Манович хотела спросить еще что-то, но, передумав, сунула в рот сигарету, чиркнула зажигалкой и затянулась.

– У твоего брата очень скверная статья. Сто пятьдесят девять. Часть вторая или третья – это уже экспертиза определит.

– Какая… эксперти?.. – пробормотал я.

– Медицинская.

Классе в шестом Димка Горохов притащил в школу книжку, которая называлась «Судебная медицина». Книжка была с картинками. Фотографии с мест преступлений и из моргов, расплывчатые и тусклые, словно снимки чужого бреда, надолго вошли в коллекцию моих ночных кошмаров: труп утопленника, обмотанного цепью, со страницы сто девять, обугленный труп в позе боксера, повреждения на черепе, нанесенные топором. Женский торс с плоской грудью и бесстыжим клубком черных волос – раны на теле жертвы изнасилования.

– Часть вторая… или третья… – по слогам выговорил я. – Что это?

– Изнасилование с отягчающими. Повлекшее тяжкие последствия, расстройство здоровья или смерть. И еще… – Она стряхнула пепел, аккуратно постучав указательным пальцем по сигарете. – Вот это…

Манович кивнула на черный конверт с фотографиями.

– Брат утверждает, что они принадлежат тебе.

– Он…

– Лжет, – закончила она за меня. – Но ты работаешь в фотоателье, ты мог воспользоваться расположением Кронвальде и уговорить ее сняться в таком виде. А это можно классифицировать как изготовление и оборот порнографических материалов и предметов, статья двести сорок два, от двух до пяти лет принудительных работ или тюремное заключение на тот же срок.

Мои пальцы впились в сиденье стула. От двух до пяти, господи. И какой обыденный тон, словно речь идет о поездке в лес за грибами.

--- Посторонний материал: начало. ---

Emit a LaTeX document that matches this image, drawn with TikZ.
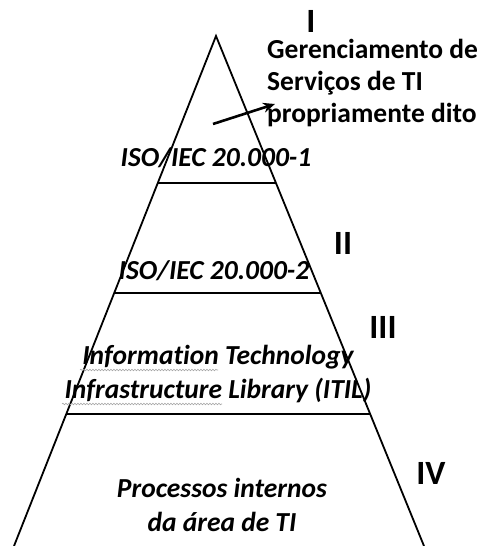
\documentclass[tikz,border=0pt]{standalone}
\usepackage{fontspec}
\setmainfont{Carlito}[Ligatures=NoCommon]
\usetikzlibrary{calc,arrows.meta,decorations.pathmorphing}

\tikzset{
    tier/.style={line width=2.4pt},
    side/.style={line width=1.8pt},
    level/.style={font=\bfseries\itshape\fontsize{27.5}{34}\selectfont, align=center, inner sep=0pt},
    numeral/.style={font=\bfseries\fontsize{34}{34}\selectfont, inner sep=0pt},
    squiggle/.style={gray!70, line width=0.6pt, decorate, decoration={snake, amplitude=0.8pt, segment length=3pt}}
}

\begin{document}
\begin{tikzpicture}[x=1pt,y=-1pt]
        \useasboundingbox (0,0) rectangle (482,546);

        \coordinate (apex) at (216,36);
        \coordinate (bl) at (14,546);
        \coordinate (br) at (424,546);

        % pyramid sides
        \draw[side] (bl) -- (apex) -- (br);

        % horizontal dividers between the levels
        \foreach \t in {0.288,0.504,0.741}
            \draw[tier] ($(apex)!\t!(bl)$) -- ($(apex)!\t!(br)$);

        % level texts
        \node[level] (iso1) at (216,158) {ISO/IEC 20.000-1};
        \node[level] (iso2) at (214,271) {ISO/IEC 20.000-2};
        \node[level] (itil) at (218,374) {Information Technology\\Infrastructure Library (ITIL)};
        \node[level] (proc) at (222,505) {Processos internos\\da área de TI};

        % spell-check underlines
        \draw[squiggle] (80,370) -- (218,370);
        \draw[squiggle] (62,404) -- (222,404);

        % roman numerals
        \node[numeral] (n1) at (311,21) {I};
        \node[numeral] (n2) at (343,243) {II};
        \node[numeral] (n3) at (383,327) {III};
        \node[numeral] (n4) at (431,473) {IV};

        % top level note
        \node[font=\bfseries\fontsize{27.5}{32}\selectfont, align=left, inner sep=0pt, anchor=base west] (gsti) at (267,122)
            {Gerenciamento de\\Serviços de TI\\propriamente dito};
        \coordinate (tail) at (213,124);
        \draw[line width=2.6pt, -{Stealth[length=12pt,width=10pt]}] (tail) -- (275,104);
\end{tikzpicture}
\end{document}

– Если следствие выделит этот эпизод в отдельное делопроизводство, тогда… – Она сделала неопределенный жест. – Сам понимаешь.

«Не понимаю, ни черта я не понимаю!» – мысленно прокричал я, а вслух робко попросил:

– Можно?

– Что?

– Можно сигарету?

Она видела, конечно, видела, как у меня теперь трясутся руки. Кинула зажигалку на стол, подошла к сейфу. Прикусив фильтр зубами, я снова вцепился в сиденье, словно ожидал качки. Манович достала из сейфа полиэтиленовый пакет. Сквозь мутный пластик я успел внутри разглядеть какую-то гадость, что-то вроде змеи или ужа.